To any worker not used to such events it might have seemed like a gathering of largely non-aligned activists. One of the independents on the steering committee even spoke about the network not being dominated by one left group. And here lies a problem - there was a very significant presence from the Socialist Party both on the steering committee and as delegates - but all as politically incognito union activists. The SP did not attempt to dominate, overtly manipulate or otherwise constrain the conference - its approach was softly-softly. It did not attempt to foist its Campaign for a New Workers' Party upon the gathering, but it has positioned itself to take advantage of opportunities that may arise if the network starts to show some promise. The SP may have been seen to act in an inclusive and open manner, but it does have a very definite agenda.
On the other hand (and this is something that influences the tactics of the SP), Bob Crow managed last year to convert his union's decision to consider the development of an alternative political party into the convening of this shop stewards network. Bob does not trust the left and wants to attract 'ordinary' workers to build an alternative via the unions. However, he has no clear plan or idea about it other than individual unions mounting election challenges around single-issue campaigns. He held out the forlorn hope that several of these might then coalesce into the building of a party, although of what type is unclear.
Although there were a few references by speakers to socialism, a socialist party, etc, the party question was not raised seriously. This completely restricts any development of the NSSN to mere trade union politics - reformism. But it fits neatly with the SP's aim of a Labour Party mark two.
The Morning Star's Communist Party of Britain was invisible and, as I say, the SWP had only a few comrades present. There has been some recrimination, with SWPers saying the NSSN coincided and therefore conflicted with this year's Marxism (and was perhaps organised to minimise their attendance), while others have retorted that a delegate union conference is more important than a school-cum-rally and the SWP could have mobilised far more of its union activists, but did not do so because of its shift to 'broad', cross-class politics and the downplaying of rank and file union activity.
I think there may well have been some shenanigans over the organisation - and not only on the part of the SP - in order to make SWP attendance more difficult. But it is probably even more the case that the SWP's priority is a Fighting Unions rally-type approach, combined with the attempt to bring popular frontist ideas into the workers' movement, and it did not want to mess about with what it sees as an SP attempt to promote the CNWP agenda.
There were other weaknesses. For example, you might have expected a reasonable presence from the FBU and GMB, but if they were there at all they were not letting on.

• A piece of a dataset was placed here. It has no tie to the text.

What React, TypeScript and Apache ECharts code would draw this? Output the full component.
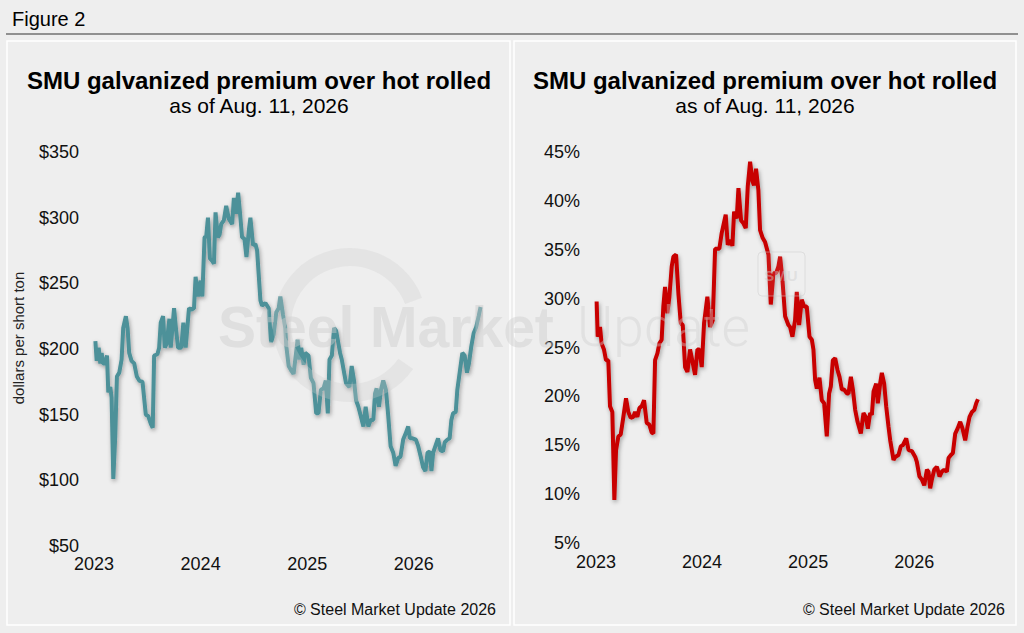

Secondly, there is a real problem with the left's incorporation into the union machinery. So many comrades act as union functionaries at all levels and operate almost entirely within the constraints of the bureaucracy - as lower, middle or even higher-level bureaucrats. It is extraordinary that a small organisation like the SP should hold so many national executive positions. The separation and disconnection of this whole layer from rank and file union members is worse than at any period in the history of the working class. Many on the steering committee of what is supposed to be a network of shop stewards are union executive members and many of the delegates can only be called so loosely (including myself).
Of course, the nature of the period has made rank and file organisation a very difficult problem - but the left has been far too interested in the much easier task of winning positions (often uncontested at the lower levels), promoting resolutions, attending union conferences and generally acting over the heads of the people they are supposed to represent. This fairly consolidated practice operates as a barrier to advance.
The task ahead is enormous and there is little clarity about problems and solutions. If the left does not face up to these issues self-critically and honestly and recognise its own misconceived short-term practice, there can be little hope that we will be able to actually lead workers in struggle, let alone in a political way.
Despite such problems, this initial conference was all the better for at least talking about forms of trade union organisation. Any basic rank and file union-building will be positive in the current situation, but at some stage more fundamental questions will have to be resolved, along with a move into the realm of politics.
Despite all these weaknesses and problems the conference was interesting and held out some hope that comrades are starting to think.